State and local briefly

Posted: Monday, January 03, 2000

Weather was wetter than usual

JUNEAU - Juneau's December was the fifth warmest and second wettest on record, with 6 inches of rainfall above the average and a temperature nearly 9 degrees higher than normal.

Over the course of the month, seven consecutive record temperatures were tied or set from Dec. 21 to 27. At the same time, about three-quarters of the total monthly rainfall fell. Even with this warmth, December's snowfall was only slightly below normal, falling 2.5 inches to 19.9 inches total.

The unusual warmth was caused by a weather system called the ``Pineapple Express'' or ``Hawaii Pipeline,'' a strong flow from Hawaii's latitude that reaches Alaska.

The year of 1999 was also soggy for Juneau residents. With 79.03 inches of rain, nearly 25 inches above average, and measurable rain falling on 277 of 365 days, it set a number of records, and was surpassed only by 1991 and 1992 as Juneau's wettest year to date.

The average temperature for Juneau was 42.2 degrees, 1.4 degrees above normal. Temperatures ranged from a high of 83 degrees on Aug. 2 to a low of 3 degrees on Jan. 22. There were only six days on which the low temperature dipped under 10 degrees, all of them last January.

Anchorage man kills wife, self

ANCHORAGE - Police say a murder-suicide left two people dead in an eastside Anchorage neighborhood Saturday night. Marcus Whitson, 28, apparently shot his wife, Lanise Whitson, 25, inside their apartment at about 10:30 p.m. police said.

Police were called to the area shortly at about 10 p.m. after residents called to report a naked woman was outside screaming before a man dragged her back into their apartment. Soon after, neighbors heard several gunshots from inside the apartment.

When police arrived they evacuated neighbors from adjacent apartments, entered the home and found the two bodies inside.

Shortly before police were called, Whitson shot into the door of a neighboring apartment and confronted residents with a gun demanding to know if his wife was there, police said. When neighbors convinced him his wife was not there he left.

It's not known what led Marcus Whitson to shoot his wife and himself, investigators said. The couple had two young children who were visiting relatives in Louisiana at the time of the shooting.

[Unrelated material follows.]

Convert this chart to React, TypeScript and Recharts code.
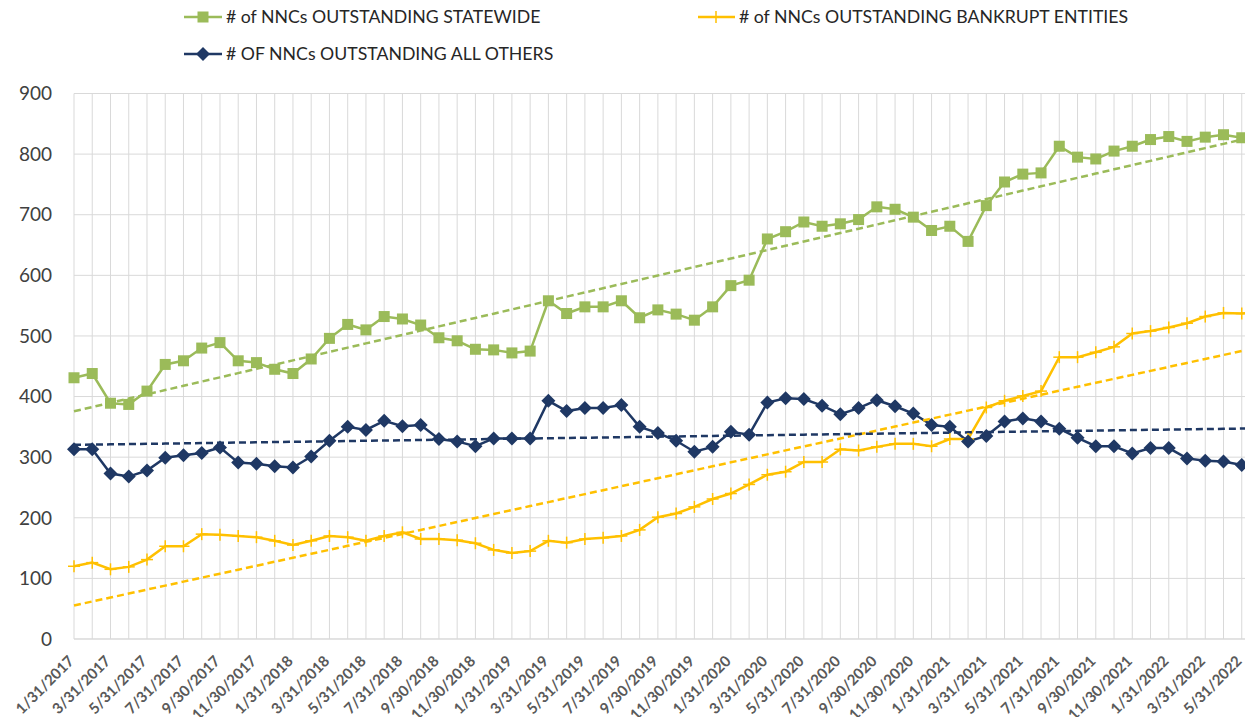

Rangers warned of avalanche

ANCHORAGE - The avalanche near Hatcher Pass that killed a Wasilla man Dec. 26 came as no surprise to park rangers, rescue workers and other authorities. On Sunday, before the 11:30 a.m. slide, ranger Pat Murphy and a fish and wildlife trooper warned anyone they could find at Hatcher Pass about the high avalanche risk.

``We were trying to close the whole area,'' Murphy said. ``They were going into dangerous places without enough knowledge about the avalanche hazards. . . . Saying it's frustrating is putting it mildly.''

Robert Keith Coyne, 37, and several other snowmachiners in the Hatcher Pass area were engaged in highmarking - racing straight up a steep slope in a competition to see who can leave the highest mark. Coyne's machine got stuck. As he was trying to free himself, a small slide started below him and then a much larger one swept down from above and buried him.

While about 30 people started searching the snow for Coyne, other snowmobilers continued highmarking, Murphy said.

The Alaska State Snowmobile Association Vice President Kevin Hite said riders most at risk from avalanches are young, male and convinced they aren't going to be hurt. ``One of the things we do struggle with is how to reach them,'' he said.

Riders aren't the only people at risk when a slide comes down, officials said. It can sweep other riders, snowboarders or skiers off the mountain and can threaten the lives of volunteers and professionals called out for the rescue.